A bonus of that settling in is that I now enjoy having two kitchens that both work. I'd started this adventure with one that was only marginally workable. For a time in the worst of it I had not two, but three kitchens that were barely usable at all, which is why this page has been lacking in both recipes and stories. But as I adjust to the luxury of two reasonably workable kitchens and begin to get back into a rhythm of cooking and writing about it, the irony that this new chapter is opening on the anniversary of my first crossing of the old Talmadge Bridge is not lost on me.

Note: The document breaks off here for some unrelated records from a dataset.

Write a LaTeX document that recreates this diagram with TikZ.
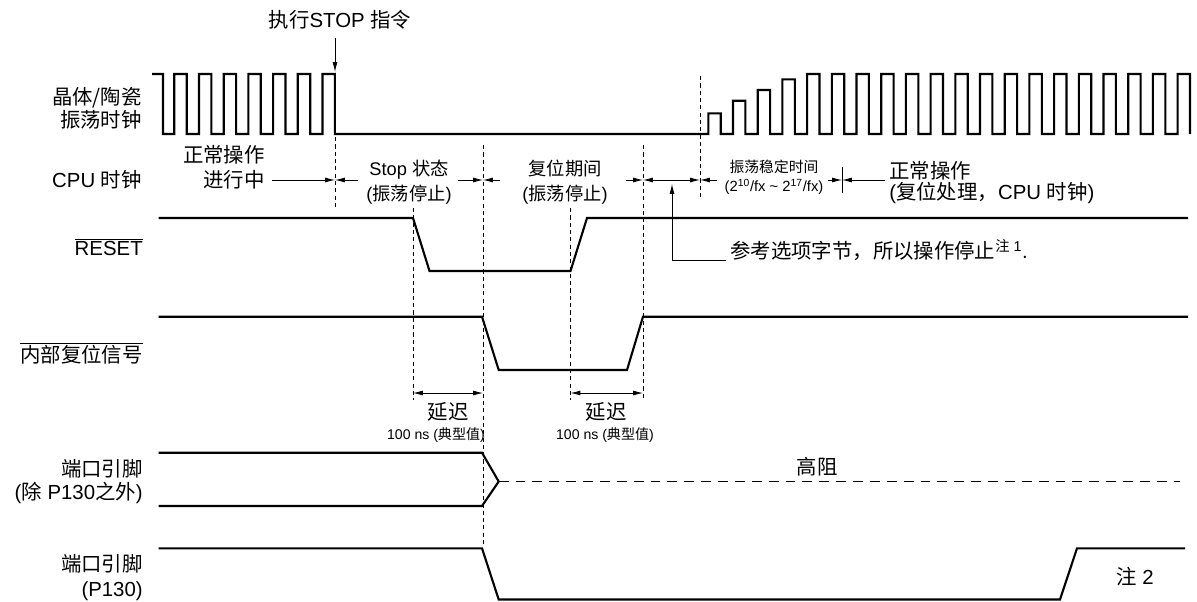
\documentclass[tikz,border=0pt]{standalone}
\usepackage{fontspec}
\setmainfont{Liberation Sans}
\newfontfamily\zh{Noto Sans CJK SC}
\usetikzlibrary{arrows.meta}

\begin{document}
\begin{tikzpicture}[
x=0.025cm, y=-0.025cm,
every node/.style={
inner sep=0pt,
font=\fontsize{14.5}{16.3}\selectfont
},
lbl/.style={anchor=east, align=right},
mid/.style={font=\fontsize{13}{17.7}\selectfont, align=center},
tiny/.style={font=\fontsize{10.5}{13.5}\selectfont, align=center},
sig/.style={line width=1.5pt},
guide/.style={line width=0.6pt, dash pattern=on 3pt off 2.2pt},
dim/.style={line width=0.6pt, >={Latex[length=7pt,width=3.5pt]}},
hiz/.style={line width=1.4pt, dash pattern=on 7pt off 5pt}
]

\useasboundingbox (0,0) rectangle (1197,601);

% signal names
\node[lbl] (clk) at (142,108.5)
{{\zh 晶体/陶瓷}\\{\zh 振荡时钟}};

\node[lbl] (cpu) at (142,180)
{CPU {\zh 时钟}};

\node[lbl] (rst) at (143,247)
{$\overline{\mbox{RESET}}$};

\node[lbl] (irst) at (143,353)
{$\overline{\mbox{\zh 内部复位信号}}$};

\node[lbl] (port) at (143,481.5)
{{\zh 端口引脚}\\({\zh 除} P130{\zh 之外})};

\node[lbl, font=\fontsize{14.5}{17.7}\selectfont] (p130) at (143,577.5)
{{\zh 端口引脚}\\(P130)};

% phases
\node (stop) at (340,20)
{{\zh 执行}STOP {\zh 指令}};

\node[lbl, font=\fontsize{14.5}{17.7}\selectfont] (run) at (265,167.5)
{{\zh 正常操作}\\{\zh 进行中}};

\node[mid] (halt) at (409,182.5)
{Stop {\zh 状态}\\({\zh 振荡停止})};

\node[mid] (rper) at (565,182.5)
{{\zh 复位期间}\\({\zh 振荡停止})};

\node[tiny] (osc) at (774,177.5)
{{\zh 振荡稳定时间}\\(2\textsuperscript{10}/fx \textasciitilde{} 2\textsuperscript{17}/fx)};

\node[anchor=west, align=left, font=\fontsize{14.5}{14.9}\selectfont] (norm) at (889,182.5)
{{\zh 正常操作}\\({\zh 复位处理，}CPU {\zh 时钟})};

\node[anchor=west] (note1) at (730,250)
{{\zh 参考选项字节，所以操作停止}\textsuperscript{{\zh 注} 1}.};

\node (dly1) at (448,412) {\zh 延迟};
\node (dly2) at (606,412) {\zh 延迟};
\node[font=\fontsize{10}{12}\selectfont] (typ1) at (436,435) {100 ns ({\zh 典型值})};
\node[font=\fontsize{10}{12}\selectfont] (typ2) at (605,435) {100 ns ({\zh 典型值})};

\node (hz) at (817,467) {\zh 高阻};
\node (n2) at (1135,577) {{\zh 注} 2};

\coordinate (tS) at (335,72);
\coordinate (nk) at (672,260);

% oscillator
\draw[sig] (152,74) -- (163,74) -- (163,134)
\foreach \i in {0,...,6} { -- (174.3+24.7*\i,134) -- ++(0,-60) -- ++(12.4,0) -- ++(0,60) }
\foreach \i/\h in {0/113.3,1/100.7,2/90,3/79.3} { -- (708.3+24.7*\i,134) -- (708.3+24.7*\i,\h) -- ++(12.4,0) -- ++(0,134-\h) }
\foreach \i in {0,...,15} { -- (807.1+24.7*\i,134) -- ++(0,-60) -- ++(12.4,0) -- ++(0,60) };

% reset lines
\draw[sig] (158.5,218) -- (413,218) -- (429.5,271) -- (570.5,271) -- (587,218) -- (1188,218);
\draw[sig] (158.5,316.7) -- (482,316.7) -- (498.7,370) -- (627,370) -- (643,316.7) -- (1188,316.7);

% ports
\draw[sig] (158.5,452.7) -- (482,452.7) -- (498.7,481.5);
\draw[sig] (158.5,506) -- (482,506) -- (498.7,481.5);
\draw[hiz] (498.7,481.5) -- (1180,481.5);
\draw[sig] (158.5,548.3) -- (482,548.3) -- (498.7,599.5) -- (1060,599.5) -- (1077,548.3) -- (1185,548.3);

% time marks
\draw[guide] (335,137) -- (335,208);
\draw[guide] (413,208) -- (413,400);
\draw[guide] (483,145) -- (483,547);
\draw[guide] (570.5,208) -- (570.5,400);
\draw[guide] (643,145) -- (643,400);
\draw[guide] (700,76) -- (700,200);

\draw[dim,->, shorten <=6pt] (stop.south -| tS) -- (tS);

\foreach \a/\b in {272/335, 358/335, 458/483, 500/483, 626/643, 717/700, 828/842, 885/842}
\draw[dim,->] (\a,180) -- (\b,180);
\draw[dim,<->] (643,180) -- (700,180);
\draw[dim] (842,167) -- (842,193);

\draw[dim,->, shorten <=3pt] (note1.west |- nk) -- (nk) -- (672,184);

\draw[dim,<->] (413,393) -- (483,393);
\draw[dim,<->] (570.5,393) -- (643,393);

\end{tikzpicture}
\end{document}
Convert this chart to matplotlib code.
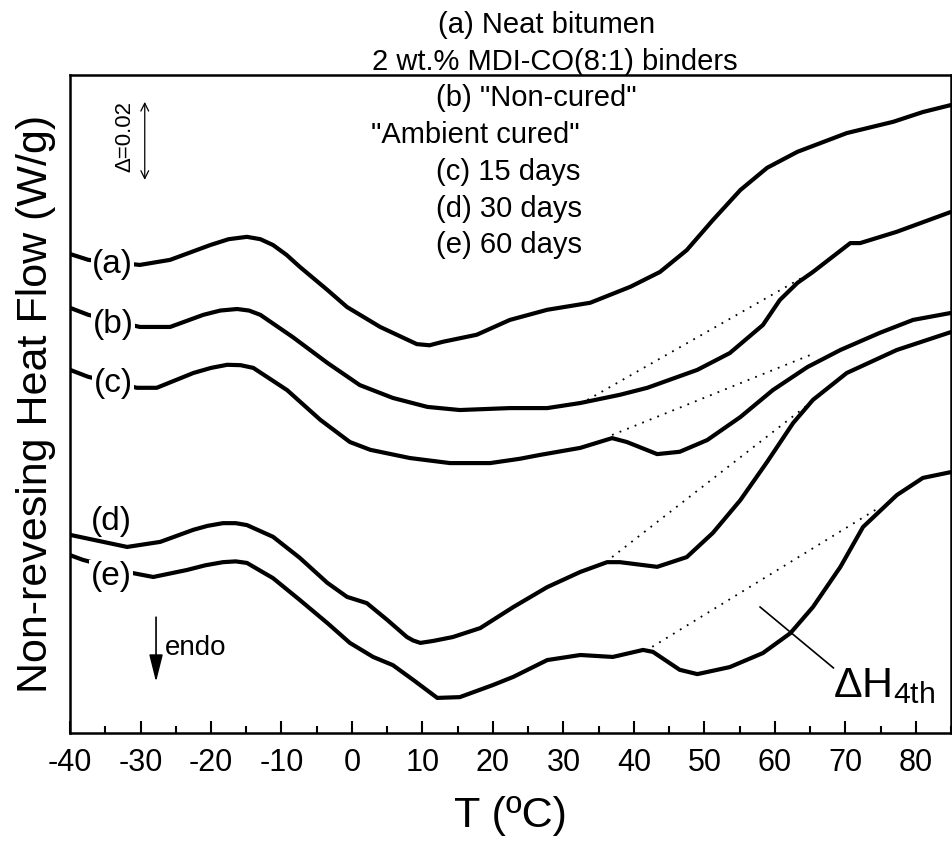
import matplotlib.pyplot as plt

plt.rcParams['font.family'] = ['Liberation Sans', 'DejaVu Sans']
plt.rcParams['axes.unicode_minus'] = False

# temperature (deg C) and non-reversing heat flow (W/g, offset)
t_a = [-40, -37.4, -30.1, -25.8, -20.1, -17.5, -14.9, -13.0, -11.2, -9.3, -7.4, -3.5, -0.7,
       4.0, 9.2, 11.0, 12.9, 17.7, 22.4, 27.7, 33.8, 39.5, 43.7, 47.5, 51.2, 55.1, 58.9,
       63.2, 70.2, 76.8, 81.0, 85.0]
hf_a = [0.1228, 0.1213, 0.1200, 0.1213, 0.1251, 0.1266, 0.1272, 0.1266, 0.1251, 0.1226,
        0.1195, 0.1136, 0.1092, 0.1041, 0.0997, 0.0994, 0.1003, 0.1021, 0.1059, 0.1085,
        0.1103, 0.1144, 0.1182, 0.1238, 0.1315, 0.1392, 0.1449, 0.1490, 0.1538, 0.1567,
        0.1592, 0.1610]

t_b = [-40, -37.4, -30.1, -25.8, -21.1, -18.7, -16.3, -14.6, -13.0, -8.4, -3.5, 1.1, 5.8,
       10.7, 15.3, 22.4, 27.7, 32.4, 38.0, 41.9, 49.0, 53.6, 58.3, 60.7, 63.2, 65.4, 70.7,
       72.1, 77.3, 85.0]
hf_b = [0.1090, 0.1072, 0.1041, 0.1041, 0.1072, 0.1083, 0.1087, 0.1083, 0.1072, 0.1015,
        0.0949, 0.0892, 0.0859, 0.0836, 0.0828, 0.0833, 0.0833, 0.0846, 0.0867, 0.0885,
        0.0931, 0.0974, 0.1046, 0.1110, 0.1154, 0.1182, 0.1256, 0.1256, 0.1285, 0.1336]

t_c = [-40, -37.4, -30.5, -27.7, -22.5, -20.0, -17.7, -15.8, -14.0, -9.2, -4.5, -0.3, 2.6,
       8.2, 13.9, 19.6, 23.8, 26.7, 32.4, 36.9, 39.0, 43.3, 46.5, 50.4, 55.1, 59.7, 64.6,
       69.3, 74.9, 79.6, 85.0]
hf_c = [0.0931, 0.0913, 0.0885, 0.0885, 0.0923, 0.0936, 0.0944, 0.0943, 0.0936, 0.0879,
        0.0803, 0.0746, 0.0726, 0.0705, 0.0692, 0.0692, 0.0703, 0.0713, 0.0731, 0.0756,
        0.0746, 0.0715, 0.0721, 0.0751, 0.0810, 0.0879, 0.0938, 0.0982, 0.1026, 0.1059,
        0.1077]

t_d = [-40, -31.9, -27.2, -22.5, -20.5, -18.3, -16.5, -14.9, -11.2, -7.4, -3.5, -0.7, 2.1,
       5.0, 7.8, 8.7, 9.7, 11.5, 14.3, 18.2, 22.9, 27.7, 32.4, 36.2, 38.0, 43.3, 47.5, 51.2,
       55.1, 58.9, 62.6, 65.4, 70.2, 77.3, 85.0]
hf_d = [0.0508, 0.0477, 0.0490, 0.0521, 0.0531, 0.0538, 0.0538, 0.0533, 0.0503, 0.0449,
        0.0385, 0.0349, 0.0333, 0.0290, 0.0246, 0.0237, 0.0231, 0.0236, 0.0246, 0.0269,
        0.0323, 0.0374, 0.0413, 0.0438, 0.0438, 0.0426, 0.0451, 0.0513, 0.0597, 0.0695,
        0.0795, 0.0854, 0.0923, 0.0982, 0.1028]

t_e = [-40, -38.2, -31.1, -28.2, -23.4, -20.8, -18.3, -16.5, -14.9, -11.2, -7.4, -3.5, -0.3,
       3.0, 5.8, 8.7, 12.1, 15.3, 20.0, 22.9, 27.7, 32.4, 37.0, 41.3, 42.7, 46.5, 49.0,
       53.6, 58.3, 62.2, 65.4, 69.3, 72.5, 77.3, 81.0, 85.0]
hf_e = [0.0456, 0.0444, 0.0410, 0.0400, 0.0418, 0.0430, 0.0438, 0.0440, 0.0436, 0.0397,
        0.0341, 0.0282, 0.0231, 0.0195, 0.0174, 0.0136, 0.0090, 0.0092, 0.0123, 0.0144,
        0.0187, 0.0200, 0.0195, 0.0213, 0.0208, 0.0162, 0.0151, 0.0169, 0.0205, 0.0256,
        0.0323, 0.0426, 0.0528, 0.0610, 0.0654, 0.0669]

curves = [(t_a, hf_a), (t_b, hf_b), (t_c, hf_c), (t_d, hf_d), (t_e, hf_e)]
labels = ['(a)', '(b)', '(c)', '(d)', '(e)']
label_t = [-34.0, -33.9, -33.9, -34.1, -34.2]
label_hf = [0.1200, 0.1046, 0.0895, 0.0541, 0.0400]

# dotted baselines under the 4th transition (start T, end T, start HF, end HF)
base_t = [(33.4, 65.0), (36.9, 65.0), (36.9, 65.0), (42.6, 74.9)]
base_hf = [(0.0854, 0.1179), (0.0764, 0.0969), (0.0451, 0.0846), (0.0221, 0.0579)]

fig = plt.figure(figsize=(9.53, 8.48), dpi=100)
ax = fig.add_axes([0.0735, 0.1356, 0.9245, 0.776])

for t, hf in curves:
    ax.plot(t, hf, color='black', lw=3, solid_joinstyle='round', solid_capstyle='round', zorder=2)

for (t0, t1), (h0, h1) in zip(base_t, base_hf):
    ax.plot([t0, t1], [h0, h1], color='black', lw=1.3, linestyle=(0, (1, 3.5)), zorder=1)

for i, lab in enumerate(labels):
    box = None if lab == '(d)' else dict(facecolor='white', edgecolor='none', pad=1)
    ax.text(label_t[i], label_hf[i], lab, fontsize=24, ha='center', va='center',
            bbox=box, zorder=3)

# scale bar
ax.annotate('', xy=(-29.4, 0.1618), xytext=(-29.4, 0.1418),
            arrowprops=dict(arrowstyle='<->', lw=0.9, color='black', mutation_scale=14,
                            shrinkA=0, shrinkB=0))
ax.text(-32.2, 0.1528, 'Δ=0.02', rotation=90, fontsize=16, ha='center', va='center')

# endo arrow
ax.annotate('', xy=(-27.8, 0.0131), xytext=(-27.8, 0.0297),
            arrowprops=dict(arrowstyle='-|>,head_length=1.2,head_width=0.3', lw=1.2,
                            color='black', mutation_scale=14, shrinkA=0, shrinkB=0))
ax.text(-26.6, 0.0200, 'endo', fontsize=20, ha='left', va='baseline')

# delta H annotation
ax.plot([57.9, 68.3], [0.0323, 0.0167], color='black', lw=1.2)
ax.text(68.2, 0.0092, 'ΔH$_\\mathregular{4th}$', fontsize=31, ha='left', va='baseline')

# header text
fig.text(547 / 953, 1 - 33 / 848, '(a) Neat bitumen', fontsize=21, ha='center', va='baseline')
fig.text(555 / 953, 1 - 70 / 848, '2 wt.% MDI-CO(8:1) binders', fontsize=21, ha='center', va='baseline')
fig.text(637 / 953, 1 - 106 / 848, '(b) "Non-cured"', fontsize=21, ha='right', va='baseline')
fig.text(580 / 953, 1 - 143 / 848, '"Ambient cured"', fontsize=21, ha='right', va='baseline')
fig.text(580 / 953, 1 - 180 / 848, '(c) 15 days', fontsize=21, ha='right', va='baseline')
fig.text(582 / 953, 1 - 217 / 848, '(d) 30 days', fontsize=21, ha='right', va='baseline')
fig.text(582 / 953, 1 - 253 / 848, '(e) 60 days', fontsize=21, ha='right', va='baseline')

ax.set_xlim(-40, 85)
ax.set_ylim(0, 0.1687)
ax.set_xticks(range(-40, 81, 10))
ax.set_xticks(range(-35, 86, 10), minor=True)
ax.set_yticks([])
ax.tick_params(axis='x', which='major', direction='in', length=9, width=1.5,
               labelsize=22, pad=11)
ax.tick_params(axis='x', which='minor', direction='in', length=5, width=1.5)
for s in ax.spines.values():
    s.set_linewidth(1.8)

ax.set_xlabel('T (ºC)', fontsize=31, labelpad=13)
ax.set_ylabel('Non-revesing Heat Flow (W/g)', fontsize=31, labelpad=10)

fig.savefig('out.png', dpi=100)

And as I reflect on four decades of living in and loving this lovely old city, I am well aware of the apparent irony that I came here to pursue a career in architecture and preservation only to get detoured into a career of writing about food. The truth, however, is that there's nothing ironic about it: For while it was indeed Savannah's architecture that beguiled and lured me here, it was its cuisine that made me fall in love and stay.
So, maybe—just maybe—that old saying about the way to a man's heart being through his stomach has more truth in it than we allow.
Savannah Crab Au Gratin
My first meal in Savannah on that stiflingly hot early June afternoon was a solitary lunch of crab au gratin, something I'd never had before. It came to the table still bubbling from the oven, its gilded blanket of toasted cheddar concealing succulent local blue crab meat bound in a thick, creamy sauce laced with sherry, shallots, and a hint of cayenne pepper. It was one of the first Savannah dishes I learned to make and has remained a lifelong favorite.
1 pound cooked and picked crabmeat (preferably both lump and claw meat)
3 tablespoons plus 1 teaspoon unsalted butter
½ cup finely minced shallots or yellow onions
3 tablespoons all-purpose flour
3 cups light cream or half and half
2 tablespoons medium dry sherry (amontillado)
Ground cayenne pepper
Whole nutmeg in a grater
2 tablespoons freshly-grated Parmigiano-Reggiano cheese
¼ cup fine cracker crumbs
4 ounces (1 cup) grated extra-sharp cheddar
1. Pick over the crabmeat for any lingering bits of shell and cartilage and discard them.
2. Put 3 tablespoons of butter and the shallots in a heavy-bottomed pan over medium heat. Sauté, stirring almost constantly, until the shallots are softened but not colored, about 3-4 minutes. Sprinkle in the flour and cook, stirring constantly, 1 minute.
3. Slowly stir in the cream and bring it to a simmer, stirring constantly, then reduce the heat to medium low and cook, stirring, until thick, about 3 minutes. Add the sherry, return to simmer, and turn off heat.
4. Position a rack in the upper third of the oven and preheat it to 400° F. Lightly butter 4 6-inch gratin dishes or a 1½-to-2-quart gratin or shallow casserole. Fold the crab and Parmigiano into the sauce. Season it to taste with salt, cayenne, and nutmeg and divide it among the prepared gratins or pour it into the casserole. Level the tops with a spatula.
5. Melt the remaining teaspoon of butter in a small skillet over low heat. Stir in the cracker crumbs and toss until the butter is evenly absorbed. Turn off the heat. Sprinkle the cheddar evenly over top of the gratins or casserole and top with crumbs. Bake until bubbly and the cheese is melted, about 15 to 20 minutes. Serve hot.